Investigators later searched the Ephrata home and storage unit of Jonathan Christ Gerlach, 34, and reported finding more than 100 human skulls, long bones, mummified hands and feet, two decomposing torsos and other skeletal items.

“They were in various states. Some of them were hanging, as it were. Some of them were pieced together, some were just skulls on a shelf,” Delaware County District Attorney Tanner Rouse said.

Most were in the basement, authorities said, and they also recovered jewelry believed to be linked to the graves. In one case, a pacemaker was still attached.

Police say Gerlach targeted mausoleums and underground vaults at the 1855 cemetery. It’s considered the country’s largest abandoned burial ground, according to Friends of Mount Moriah Cemetery, which helps maintain the 160-acre landmark in Yeadon that’s home to an estimated 150,000 grave sites.

Police had been looking into the string of burglaries when an investigator checked Gerlach’s vehicle plates and found he had been near Yeadon repeatedly during the period when the burglaries occurred.

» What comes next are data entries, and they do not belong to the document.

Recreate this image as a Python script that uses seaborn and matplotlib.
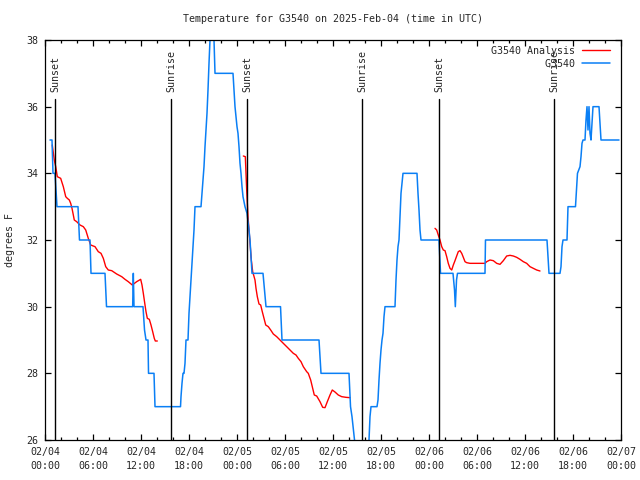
import pandas as pd
import seaborn as sns
import matplotlib.pyplot as plt
from matplotlib.lines import Line2D

START = pd.Timestamp('2025-02-04 00:00')

# G3540 observations (hours after start, deg F)
obs_hours = [0.625, 0.875, 1.0, 1.25, 1.375, 1.5, 4.125, 4.31, 5.625, 5.75, 7.5, 7.69,
             10.96, 11.04, 11.125, 12.25, 12.44, 12.625, 12.875, 12.94, 13.625, 13.75,
             16.94, 17.0, 17.125, 17.25, 17.375, 17.5, 17.625, 17.875, 18.0, 18.125,
             18.25, 18.375, 18.5, 18.625, 18.75, 19.5, 19.625, 19.75, 19.875, 20.0,
             20.125, 20.25, 20.375, 20.5, 20.625, 20.875, 21.125, 21.25, 23.5, 23.625,
             23.75, 23.875, 24.0, 24.125, 24.25, 24.375, 24.5, 24.625, 24.75, 25.0,
             25.25, 25.5, 25.625, 25.875, 27.25, 27.625, 29.44, 29.625, 34.25, 34.5,
             38.0, 38.19, 38.375, 38.69, 39.625, 40.5, 40.625, 40.75, 41.5, 41.625,
             41.75, 41.875, 42.0, 42.125, 42.25, 42.375, 42.5, 43.75, 43.875, 44.0,
             44.125, 44.25, 44.375, 44.5, 44.625, 44.75, 46.5, 46.625, 46.75, 46.875,
             47.0, 49.25, 49.44, 51.0, 51.19, 51.29, 51.44, 51.56, 55.0, 55.06, 62.75,
             63.0, 64.375, 64.5, 64.625, 64.75, 65.25, 65.375, 66.31, 66.44, 66.56,
             66.875, 67.0, 67.125, 67.25, 67.5, 67.625, 67.75, 67.875, 68.0, 68.125,
             68.25, 68.375, 68.5, 69.25, 69.5, 71.75]
obs_temps = [35, 35, 34, 34, 33.5, 33, 33, 32, 32, 31, 31, 30,
             30, 31, 30, 30, 29.3, 29, 29, 28, 28, 27,
             27, 27.3, 27.7, 28, 28, 28.3, 29, 29, 29.8, 30.3,
             30.8, 31.3, 31.8, 32.3, 33, 33, 33.4, 33.8, 34.2, 34.8,
             35.3, 35.8, 36.5, 37.3, 38, 38.8, 38, 37, 37, 36.5,
             36, 35.7, 35.4, 35.2, 34.8, 34.3, 34, 33.6, 33.3, 33,
             32.8, 32.3, 32, 31, 31, 30, 30, 29, 29, 28,
             28, 27, 26.7, 26, 25.3, 26, 26.7, 27, 27, 27.2,
             27.8, 28.3, 28.7, 29, 29.2, 29.7, 30, 30, 30.8, 31.4,
             31.8, 32, 32.7, 33.4, 33.7, 34, 34, 33.4, 32.9, 32.3,
             32, 32, 31, 31, 30.5, 30, 30.8, 31, 31, 32, 32,
             31, 31, 31.2, 31.8, 32, 32, 33, 33, 33.5, 34,
             34.2, 34.5, 34.9, 35, 35, 35.6, 36, 35.3, 36, 35.2,
             35, 35.5, 36, 36, 35, 35]

# G3540 Analysis, three separate runs
ana1_hours = [0.91, 1.16, 1.34, 1.54, 1.96, 2.09, 2.29, 2.59, 2.79, 3.04, 3.21, 3.375,
              3.54, 3.66, 3.96, 4.375, 4.79, 5.09, 5.41, 5.71, 6.25, 6.66, 7.0, 7.29,
              7.59, 7.91, 8.34, 8.96, 9.59, 10.0, 10.41, 10.91, 11.46, 11.96, 12.125,
              12.29, 12.5, 12.625, 12.79, 13.04, 13.25, 13.46, 13.66, 13.79, 14.04]
ana1_temps = [34.85, 34.4, 34.2, 33.9, 33.85, 33.75, 33.6, 33.3, 33.25, 33.2, 33.1, 32.95,
              32.75, 32.6, 32.55, 32.45, 32.4, 32.3, 32.05, 31.85, 31.8, 31.65, 31.6, 31.45,
              31.2, 31.1, 31.08, 30.98, 30.9, 30.82, 30.75, 30.65, 30.75, 30.82, 30.65,
              30.4, 30.05, 29.85, 29.65, 29.62, 29.45, 29.25, 29.05, 28.97, 28.97]
ana2_hours = [24.79, 25.04, 25.21, 25.375, 25.79, 25.96, 26.25, 26.375, 26.54, 26.75, 26.96,
              27.16, 27.375, 27.59, 27.91, 28.21, 28.54, 28.96, 29.375, 29.79, 30.21,
              30.625, 31.04, 31.375, 31.66, 32.0, 32.29, 32.71, 32.91, 33.21, 33.46,
              33.66, 33.96, 34.375, 34.71, 35.0, 35.29, 35.625, 35.91, 36.25, 36.66,
              37.09, 37.625, 38.125]
ana2_temps = [34.52, 34.5, 33.5, 32.7, 31.4, 31.05, 30.8, 30.55, 30.3, 30.08, 30.05,
              29.85, 29.65, 29.45, 29.4, 29.3, 29.18, 29.1, 29.0, 28.9, 28.8,
              28.7, 28.6, 28.55, 28.45, 28.35, 28.2, 28.05, 28.0, 27.8, 27.55,
              27.35, 27.32, 27.15, 26.98, 26.97, 27.15, 27.35, 27.5, 27.44, 27.35,
              27.3, 27.28, 27.27]
ana3_hours = [48.75, 48.96, 49.16, 49.375, 49.59, 49.79, 50.0, 50.21, 50.41, 50.625, 50.84,
              51.04, 51.25, 51.46, 51.66, 51.875, 52.09, 52.29, 52.5, 52.71, 53.125, 55.0,
              55.21, 55.625, 56.04, 56.46, 56.875, 57.29, 57.71, 58.125, 58.54, 58.96,
              59.375, 59.79, 60.21, 60.625, 61.04, 61.46, 61.875]
ana3_temps = [32.35, 32.3, 32.15, 32.0, 31.8, 31.7, 31.68, 31.5, 31.3, 31.15, 31.1,
              31.25, 31.38, 31.52, 31.65, 31.68, 31.6, 31.48, 31.35, 31.32, 31.3, 31.3,
              31.35, 31.4, 31.38, 31.3, 31.27, 31.38, 31.52, 31.54, 31.52, 31.48,
              31.42, 31.35, 31.3, 31.2, 31.15, 31.1, 31.07]

# sunrise / sunset (hours after start)
sun_hours = [1.25, 15.75, 25.25, 39.66, 49.31, 63.66]
sun_labels = ['Sunset', 'Sunrise', 'Sunset', 'Sunrise', 'Sunset', 'Sunrise']

tick_times = pd.date_range(START, periods=13, freq='6h')
tick_labels = [t.strftime('%m/%d\n%H:%M') for t in tick_times]
y_ticks = [26, 28, 30, 32, 34, 36, 38]

BLUE = '#0a7ff5'
RED = '#ff0000'


def to_time(hours):
    return START + pd.to_timedelta(hours, unit='h')


obs = pd.DataFrame({'time': to_time(obs_hours), 'temp': obs_temps})
ana = pd.concat([
    pd.DataFrame({'time': to_time(h), 'temp': t, 'run': i})
    for i, (h, t) in enumerate([(ana1_hours, ana1_temps),
                                (ana2_hours, ana2_temps),
                                (ana3_hours, ana3_temps)])
])

sns.set_style('ticks')
plt.rcParams['font.family'] = ['DejaVu Sans Mono', 'DejaVu Sans']
plt.rcParams['font.size'] = 7.2

fig = plt.figure(figsize=(6.4, 4.8), dpi=100)
ax = fig.add_axes([45 / 640, 40 / 480, 576 / 640, 400 / 480])

sns.lineplot(data=ana, x='time', y='temp', units='run', estimator=None, sort=False,
             color=RED, linewidth=1.0, ax=ax)
sns.lineplot(data=obs, x='time', y='temp', estimator=None, sort=False,
             color=BLUE, linewidth=1.1, ax=ax)

for h, lab in zip(sun_hours, sun_labels):
    t = to_time(h)
    ax.axvline(t, ymin=0, ymax=0.8525, color='black', linewidth=1.0)
    ax.text(t, 0.87, lab, transform=ax.get_xaxis_transform(), rotation=90,
            ha='center', va='bottom', fontsize=7.2)

ax.set_xlim(tick_times[0], tick_times[-1])
ax.set_ylim(26, 38)
ax.set_xticks(tick_times)
ax.set_xticklabels(tick_labels, linespacing=1.45)
ax.set_xticks(pd.date_range(START, periods=37, freq='2h'), minor=True)
ax.set_yticks(y_ticks)
ax.set_yticklabels([str(v) for v in y_ticks])
ax.tick_params(which='both', direction='in', top=True, right=True, labelsize=7.2,
               color='black', width=0.9)
ax.tick_params(which='major', length=4, pad=5)
ax.tick_params(which='minor', length=2.5)
for s in ax.spines.values():
    s.set_linewidth(0.9)
    s.set_color('black')
ax.set_xlabel('')
ax.set_ylabel('')

ax.text(0.5, (440 - 19) / 400, 'Temperature for G3540 on 2025-Feb-04 (time in UTC)',
        transform=ax.transAxes, ha='center', va='center', fontsize=7.2)
fig.text(10 / 640, 0.5, 'degrees F', rotation=90, ha='center', va='center', fontsize=7.2)

handles = [Line2D([], [], color=RED, linewidth=1.0),
           Line2D([], [], color=BLUE, linewidth=1.1)]
ax.legend(handles, ['G3540 Analysis', '         G3540'], loc='upper right',
          bbox_to_anchor=((610 - 45) / 576, (440 - 46) / 400), frameon=False,
          markerfirst=False, handlelength=2.8, handletextpad=0.7, labelspacing=0.3,
          borderaxespad=0, borderpad=0, fontsize=7.2)

fig.savefig('out.png', dpi=100)
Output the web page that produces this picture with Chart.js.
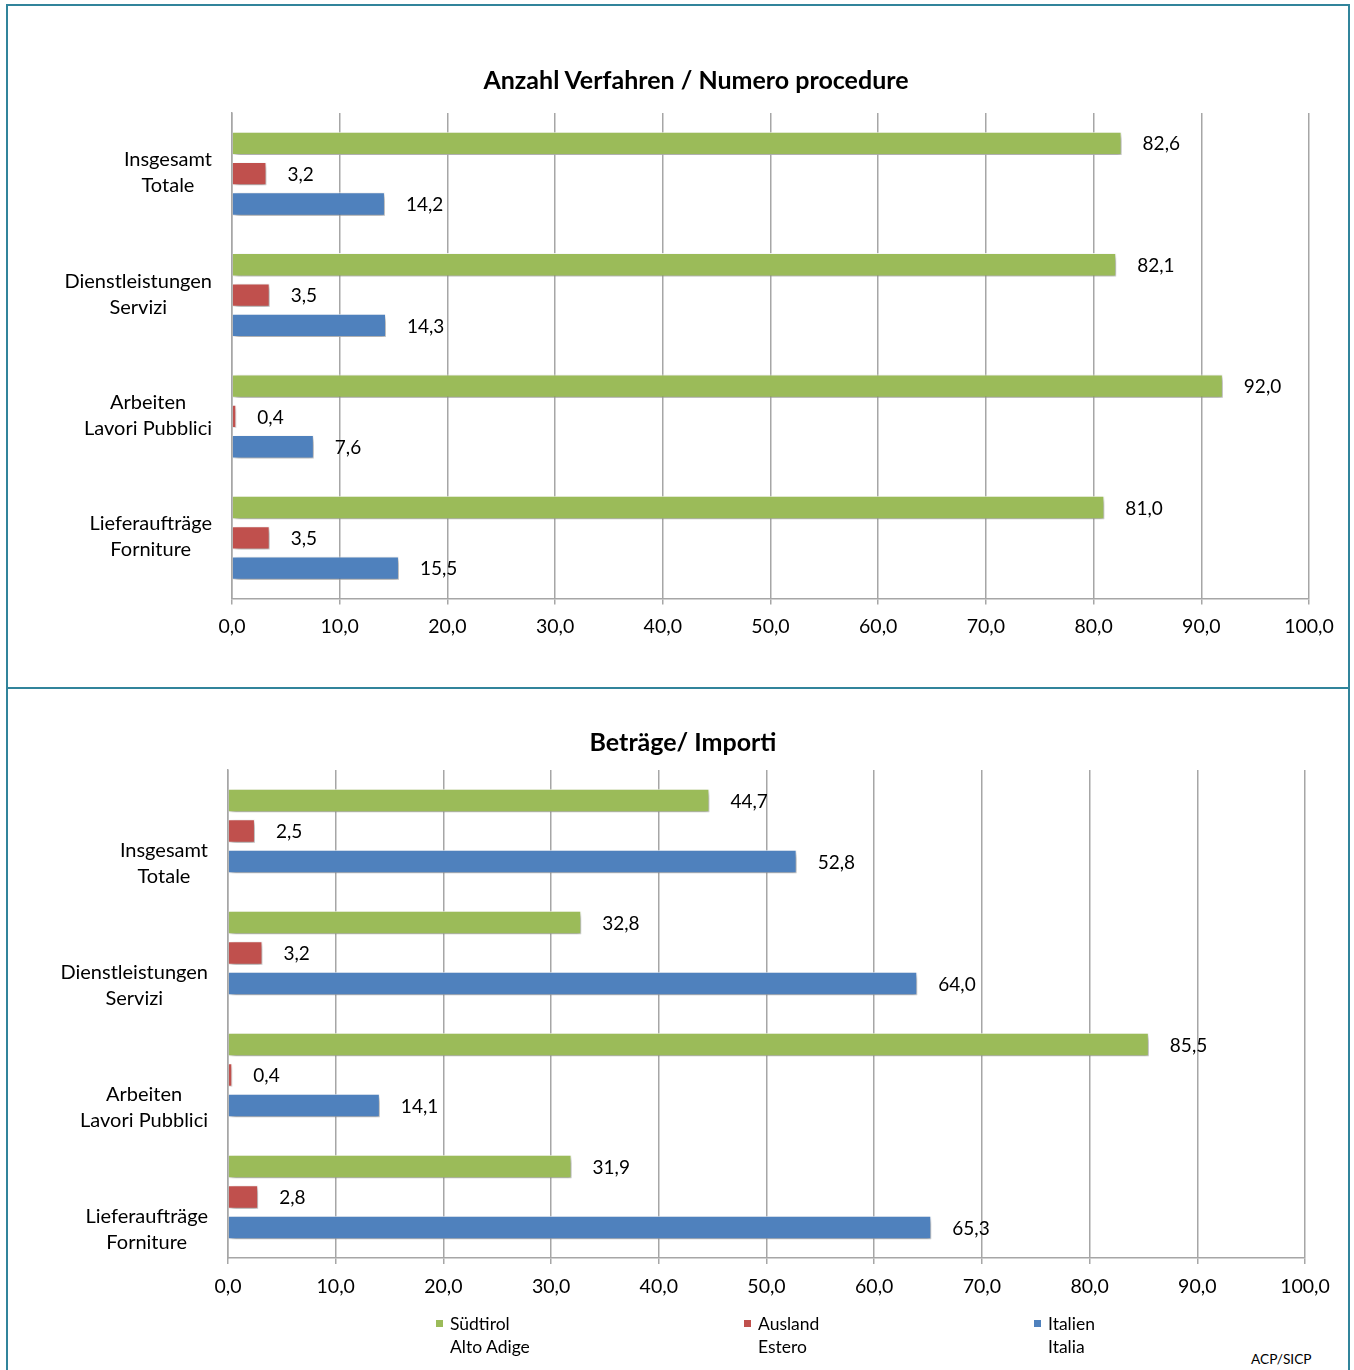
<!DOCTYPE html>
<html>
<head>
<meta charset="utf-8">
<script src="https://cdn.jsdelivr.net/npm/chart.js@4.4.0/dist/chart.umd.min.js"></script>
<style>
body { margin: 0; background: #fff; font-family: Lato, sans-serif; }
#page { position: relative; width: 1354px; height: 1370px; overflow: hidden; background: #fff; }
canvas { position: absolute; left: 0; }
.frame { position: absolute; background: #31849B; }
.title { position: absolute; font-weight: bold; font-size: 25px; color: #000; white-space: nowrap; transform: translate(-50%, -50%); }
.leg { position: absolute; font-size: 17.5px; line-height: 23px; color: #000; }
.leg i { position: absolute; left: -14px; top: 8px; width: 7px; height: 7px; }
.src { position: absolute; left: 1251px; top: 1350px; font-size: 13.7px; }
</style>
</head>
<body>
<div id="page">
  <canvas id="chartTop" width="1354" height="660" style="top:0"></canvas>
  <canvas id="chartBottom" width="1354" height="630" style="top:688px"></canvas>

  <div class="title" style="left:696px; top:79px">Anzahl Verfahren / Numero procedure</div>
  <div class="title" style="left:683px; top:741px">Beträge/ Importi</div>

  <div class="leg" style="left:450px; top:1312px"><i style="background:#9BBB59"></i>Südtirol<br>Alto Adige</div>
  <div class="leg" style="left:758px; top:1312px"><i style="background:#C0504D"></i>Ausland<br>Estero</div>
  <div class="leg" style="left:1048px; top:1312px"><i style="background:#4F81BD"></i>Italien<br>Italia</div>
  <div class="src">ACP/SICP</div>

  <div class="frame" style="left:6px; top:4px; width:1344px; height:2px"></div>
  <div class="frame" style="left:6px; top:4px; width:2px; height:1366px"></div>
  <div class="frame" style="left:1348px; top:4px; width:2px; height:1366px"></div>
  <div class="frame" style="left:6px; top:687px; width:1344px; height:2px"></div>
</div>

<script>
// categories (two-line labels, German / Italian)
const categories = [
  ['Insgesamt', 'Totale'],
  ['Dienstleistungen', 'Servizi'],
  ['Arbeiten', 'Lavori Pubblici'],
  ['Lieferaufträge', 'Forniture']
];
const seriesNames = ['Südtirol / Alto Adige', 'Ausland / Estero', 'Italien / Italia'];
const seriesColors = ['#9BBB59', '#C0504D', '#4F81BD'];

// Anzahl Verfahren / Numero procedure (%)
const verfahrenSuedtirol = [82.6, 82.1, 92.0, 81.0];
const verfahrenAusland   = [3.2, 3.5, 0.4, 3.5];
const verfahrenItalien   = [14.2, 14.3, 7.6, 15.5];

// Beträge / Importi (%)
const betraegeSuedtirol = [44.7, 32.8, 85.5, 31.9];
const betraegeAusland   = [2.5, 3.2, 0.4, 2.8];
const betraegeItalien   = [52.8, 64.0, 14.1, 65.3];

const xMin = 0, xMax = 100, xStep = 10;

const fmt = v => v.toFixed(1).replace('.', ',');

// soft drop shadow under the bars
const barShadow = {
  id: 'barShadow',
  beforeDatasetsDraw(chart) {
    const c = chart.ctx;
    c.save();
    c.shadowColor = 'rgba(0,0,0,0.4)';
    c.shadowBlur = 5;
    c.shadowOffsetX = 2;
    c.shadowOffsetY = 3;
  },
  afterDatasetsDraw(chart) {
    chart.ctx.restore();
  }
};

// value labels right of each bar
const valueLabels = {
  id: 'valueLabels',
  afterDatasetsDraw(chart) {
    const c = chart.ctx;
    c.save();
    c.font = '19px Lato';
    c.fillStyle = '#000';
    c.textAlign = 'left';
    c.textBaseline = 'middle';
    chart.data.datasets.forEach((ds, i) => {
      chart.getDatasetMeta(i).data.forEach((bar, j) => {
        c.fillText(fmt(ds.data[j]), bar.x + 21, bar.y + 1);
      });
    });
    c.restore();
  }
};

// category labels: each two-line label centred on itself, right edge near the axis
const categoryLabels = {
  id: 'categoryLabels',
  afterDraw(chart, args, opts) {
    const c = chart.ctx;
    const ys = chart.scales.y;
    c.save();
    c.font = '20px Lato';
    c.fillStyle = '#000';
    c.textAlign = 'center';
    c.textBaseline = 'middle';
    categories.forEach((lines, i) => {
      const yc = ys.getPixelForValue(i) + (opts.offset || 0);
      const w = Math.max(...lines.map(l => c.measureText(l).width));
      const cx = chart.chartArea.left - 20 - w / 2;
      lines.forEach((l, k) => c.fillText(l, cx, yc + (k - (lines.length - 1) / 2) * 26));
    });
    c.restore();
  }
};

function makeChart(id, values, cfg) {
  const datasets = values.map((data, i) => ({
    label: seriesNames[i],
    data: data,
    backgroundColor: seriesColors[i],
    borderColor: 'rgba(255,255,255,0.85)',
    borderWidth: 1,
    categoryPercentage: 0.75,
    barPercentage: 0.77
  }));
  return new Chart(document.getElementById(id), {
    type: 'bar',
    data: { labels: categories.map(l => l.join(' ')), datasets: datasets },
    plugins: [barShadow, valueLabels, categoryLabels],
    options: {
      indexAxis: 'y',
      responsive: false,
      animation: false,
      devicePixelRatio: 1,
      layout: { padding: { top: cfg.top, right: cfg.right, left: 0, bottom: 0 } },
      plugins: {
        legend: { display: false },
        title: { display: false },
        tooltip: { enabled: false },
        categoryLabels: { offset: cfg.labelOffset }
      },
      scales: {
        x: {
          min: xMin, max: xMax,
          ticks: {
            stepSize: xStep,
            callback: v => fmt(v),
            color: '#000',
            font: { family: 'Lato', size: 19.5 },
            padding: 11,
            maxRotation: 0
          },
          grid: { color: '#A6A6A6', lineWidth: 1.5, tickLength: 6, drawTicks: true },
          border: { display: true, color: '#A6A6A6', width: 1.5 },
          afterFit: s => { s.height = cfg.axisH; }
        },
        y: {
          ticks: { display: false },
          grid: { display: false },
          border: { display: true, color: '#A6A6A6', width: 1.5 },
          afterFit: s => { s.width = cfg.left; }
        }
      }
    }
  });
}

makeChart('chartTop', [verfahrenSuedtirol, verfahrenAusland, verfahrenItalien],
  { top: 113, right: 45, left: 232, labelOffset: -1, axisH: 61.5 });
makeChart('chartBottom', [betraegeSuedtirol, betraegeAusland, betraegeItalien],
  { top: 82, right: 49, left: 228, labelOffset: 33, axisH: 60 });
</script>
</body>
</html>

Police say the break-ins centered on sealed vaults and mausoleums containing older burials, which had been smashed open or had stonework damaged to reach the remains inside.

He was arrested as he walked back toward his car with a crowbar, police said, and a burlap bag in which officers found the mummified remains of two small children, three skulls and other bones.

Gerlach told investigators he took about 30 sets of human remains and showed them the graves he stole from, police said.

“Given the enormity of what we are looking at and the sheer, utter lack of reasonable explanation, it’s difficult to say right now, at this juncture, exactly what took place. We’re trying to figure it out,” Rouse told reporters.

Gerlach was charged with 100 counts each of abuse of a corpse and receiving stolen property, along with multiple counts of desecrating a public monument, desecrating a venerated object, desecrating a historic burial place, burglary, trespassing and theft.

He is jailed on $1 million bond. No lawyer was listed in court records. A message seeking comment was texted to a cellphone linked to him.